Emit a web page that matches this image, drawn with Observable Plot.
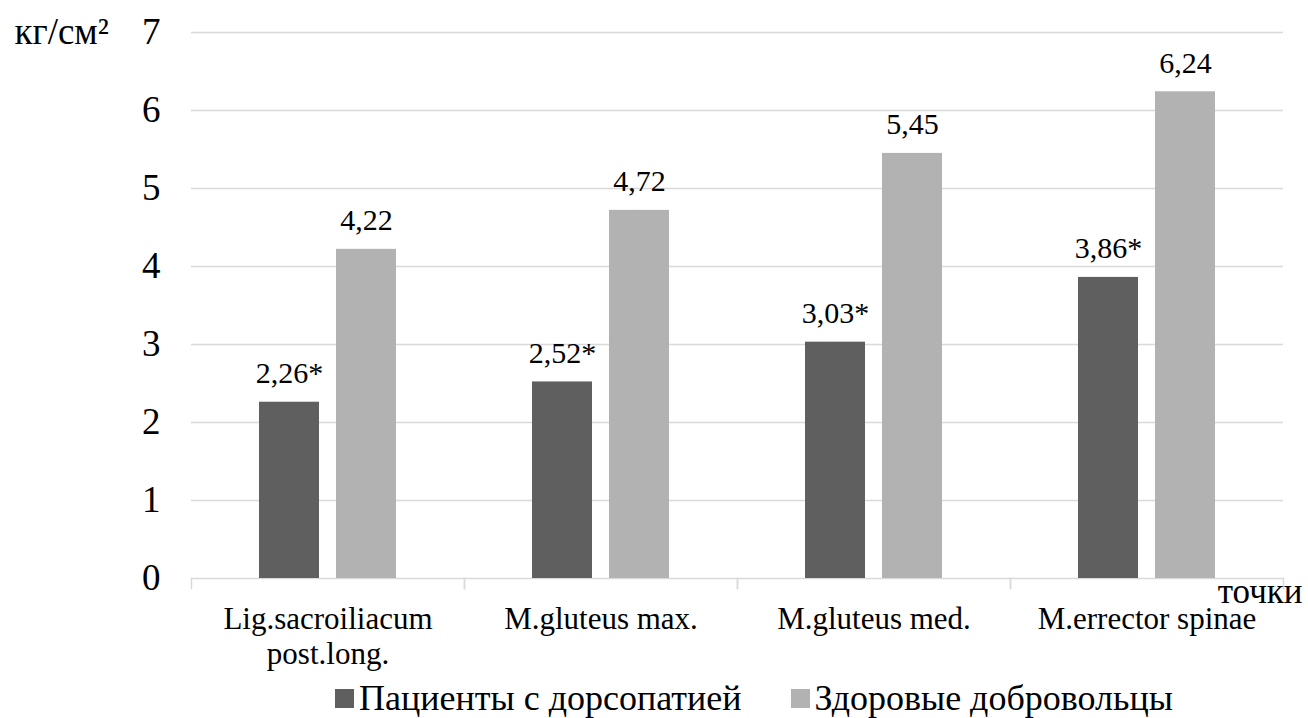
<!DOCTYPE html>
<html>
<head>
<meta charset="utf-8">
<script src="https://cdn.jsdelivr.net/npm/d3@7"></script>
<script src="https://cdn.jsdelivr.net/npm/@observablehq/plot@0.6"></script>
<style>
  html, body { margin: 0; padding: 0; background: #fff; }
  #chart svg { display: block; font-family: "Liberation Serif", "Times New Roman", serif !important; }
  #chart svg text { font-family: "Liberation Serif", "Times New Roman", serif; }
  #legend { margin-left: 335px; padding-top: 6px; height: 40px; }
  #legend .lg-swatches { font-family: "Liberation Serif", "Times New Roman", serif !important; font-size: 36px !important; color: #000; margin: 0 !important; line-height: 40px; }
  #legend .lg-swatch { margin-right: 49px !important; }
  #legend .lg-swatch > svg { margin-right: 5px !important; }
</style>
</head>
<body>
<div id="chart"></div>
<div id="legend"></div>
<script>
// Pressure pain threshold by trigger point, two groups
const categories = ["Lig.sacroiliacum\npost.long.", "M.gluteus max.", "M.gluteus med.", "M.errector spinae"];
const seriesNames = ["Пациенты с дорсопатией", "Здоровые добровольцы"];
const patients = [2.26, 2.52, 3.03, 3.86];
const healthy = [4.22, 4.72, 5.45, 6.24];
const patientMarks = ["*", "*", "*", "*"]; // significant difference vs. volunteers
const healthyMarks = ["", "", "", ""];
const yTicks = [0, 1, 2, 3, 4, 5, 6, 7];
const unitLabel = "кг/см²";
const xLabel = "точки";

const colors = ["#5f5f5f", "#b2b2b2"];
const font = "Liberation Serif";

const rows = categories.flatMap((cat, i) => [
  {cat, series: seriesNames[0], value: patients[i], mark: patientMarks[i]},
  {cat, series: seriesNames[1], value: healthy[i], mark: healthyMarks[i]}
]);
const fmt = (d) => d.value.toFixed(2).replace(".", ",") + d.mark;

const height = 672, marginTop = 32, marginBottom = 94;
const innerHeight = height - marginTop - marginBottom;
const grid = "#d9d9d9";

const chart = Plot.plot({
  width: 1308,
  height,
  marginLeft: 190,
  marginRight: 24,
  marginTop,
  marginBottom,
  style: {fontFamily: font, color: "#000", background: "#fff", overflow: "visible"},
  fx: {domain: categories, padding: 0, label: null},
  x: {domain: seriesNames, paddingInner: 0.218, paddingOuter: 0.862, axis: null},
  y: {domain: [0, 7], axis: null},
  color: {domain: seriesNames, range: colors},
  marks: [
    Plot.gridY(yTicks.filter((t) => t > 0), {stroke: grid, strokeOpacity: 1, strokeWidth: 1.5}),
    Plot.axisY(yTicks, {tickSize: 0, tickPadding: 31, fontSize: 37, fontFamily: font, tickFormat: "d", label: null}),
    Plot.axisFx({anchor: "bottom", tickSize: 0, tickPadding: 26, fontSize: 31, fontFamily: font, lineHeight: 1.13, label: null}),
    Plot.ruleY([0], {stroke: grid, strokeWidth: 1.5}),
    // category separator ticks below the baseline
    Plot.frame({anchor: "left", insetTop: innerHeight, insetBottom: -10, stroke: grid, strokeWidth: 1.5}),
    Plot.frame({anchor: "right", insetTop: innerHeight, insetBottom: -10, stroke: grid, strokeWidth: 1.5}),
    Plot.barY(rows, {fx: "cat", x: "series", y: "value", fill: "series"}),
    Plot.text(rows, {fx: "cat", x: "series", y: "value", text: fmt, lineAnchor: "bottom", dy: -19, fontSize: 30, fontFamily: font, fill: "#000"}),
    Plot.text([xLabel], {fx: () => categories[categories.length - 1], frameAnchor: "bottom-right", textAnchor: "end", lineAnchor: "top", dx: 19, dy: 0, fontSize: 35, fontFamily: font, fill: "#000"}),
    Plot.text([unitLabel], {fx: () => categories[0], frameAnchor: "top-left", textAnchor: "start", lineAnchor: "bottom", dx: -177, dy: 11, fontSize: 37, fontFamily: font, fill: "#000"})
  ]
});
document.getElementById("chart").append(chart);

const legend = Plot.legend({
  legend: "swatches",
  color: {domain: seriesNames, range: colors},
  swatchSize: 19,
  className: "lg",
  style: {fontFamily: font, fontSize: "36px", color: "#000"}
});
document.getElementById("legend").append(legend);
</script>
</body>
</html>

Stated goal:
All the lines above are to be reproduced exactly, except the pictures.

Exercise solution:
Emit a web page that matches this image, drawn with Observable Plot.
<!DOCTYPE html>
<html>
<head>
<meta charset="utf-8">
<script src="https://cdn.jsdelivr.net/npm/d3@7"></script>
<script src="https://cdn.jsdelivr.net/npm/@observablehq/plot@0.6"></script>
<style>
  html, body { margin: 0; padding: 0; background: #fff; }
  #chart svg { display: block; font-family: "Liberation Serif", "Times New Roman", serif !important; }
  #chart svg text { font-family: "Liberation Serif", "Times New Roman", serif; }
  #legend { margin-left: 335px; padding-top: 6px; height: 40px; }
  #legend .lg-swatches { font-family: "Liberation Serif", "Times New Roman", serif !important; font-size: 36px !important; color: #000; margin: 0 !important; line-height: 40px; }
  #legend .lg-swatch { margin-right: 49px !important; }
  #legend .lg-swatch > svg { margin-right: 5px !important; }
</style>
</head>
<body>
<div id="chart"></div>
<div id="legend"></div>
<script>
// Pressure pain threshold by trigger point, two groups
const categories = ["Lig.sacroiliacum\npost.long.", "M.gluteus max.", "M.gluteus med.", "M.errector spinae"];
const seriesNames = ["Пациенты с дорсопатией", "Здоровые добровольцы"];
const patients = [2.26, 2.52, 3.03, 3.86];
const healthy = [4.22, 4.72, 5.45, 6.24];
const patientMarks = ["*", "*", "*", "*"]; // significant difference vs. volunteers
const healthyMarks = ["", "", "", ""];
const yTicks = [0, 1, 2, 3, 4, 5, 6, 7];
const unitLabel = "кг/см²";
const xLabel = "точки";

const colors = ["#5f5f5f", "#b2b2b2"];
const font = "Liberation Serif";

const rows = categories.flatMap((cat, i) => [
  {cat, series: seriesNames[0], value: patients[i], mark: patientMarks[i]},
  {cat, series: seriesNames[1], value: healthy[i], mark: healthyMarks[i]}
]);
const fmt = (d) => d.value.toFixed(2).replace(".", ",") + d.mark;

const height = 672, marginTop = 32, marginBottom = 94;
const innerHeight = height - marginTop - marginBottom;
const grid = "#d9d9d9";

const chart = Plot.plot({
  width: 1308,
  height,
  marginLeft: 190,
  marginRight: 24,
  marginTop,
  marginBottom,
  style: {fontFamily: font, color: "#000", background: "#fff", overflow: "visible"},
  fx: {domain: categories, padding: 0, label: null},
  x: {domain: seriesNames, paddingInner: 0.218, paddingOuter: 0.862, axis: null},
  y: {domain: [0, 7], axis: null},
  color: {domain: seriesNames, range: colors},
  marks: [
    Plot.gridY(yTicks.filter((t) => t > 0), {stroke: grid, strokeOpacity: 1, strokeWidth: 1.5}),
    Plot.axisY(yTicks, {tickSize: 0, tickPadding: 31, fontSize: 37, fontFamily: font, tickFormat: "d", label: null}),
    Plot.axisFx({anchor: "bottom", tickSize: 0, tickPadding: 26, fontSize: 31, fontFamily: font, lineHeight: 1.13, label: null}),
    Plot.ruleY([0], {stroke: grid, strokeWidth: 1.5}),
    // category separator ticks below the baseline
    Plot.frame({anchor: "left", insetTop: innerHeight, insetBottom: -10, stroke: grid, strokeWidth: 1.5}),
    Plot.frame({anchor: "right", insetTop: innerHeight, insetBottom: -10, stroke: grid, strokeWidth: 1.5}),
    Plot.barY(rows, {fx: "cat", x: "series", y: "value", fill: "series"}),
    Plot.text(rows, {fx: "cat", x: "series", y: "value", text: fmt, lineAnchor: "bottom", dy: -19, fontSize: 30, fontFamily: font, fill: "#000"}),
    Plot.text([xLabel], {fx: () => categories[categories.length - 1], frameAnchor: "bottom-right", textAnchor: "end", lineAnchor: "top", dx: 19, dy: 0, fontSize: 35, fontFamily: font, fill: "#000"}),
    Plot.text([unitLabel], {fx: () => categories[0], frameAnchor: "top-left", textAnchor: "start", lineAnchor: "bottom", dx: -177, dy: 11, fontSize: 37, fontFamily: font, fill: "#000"})
  ]
});
document.getElementById("chart").append(chart);

const legend = Plot.legend({
  legend: "swatches",
  color: {domain: seriesNames, range: colors},
  swatchSize: 19,
  className: "lg",
  style: {fontFamily: font, fontSize: "36px", color: "#000"}
});
document.getElementById("legend").append(legend);
</script>
</body>
</html>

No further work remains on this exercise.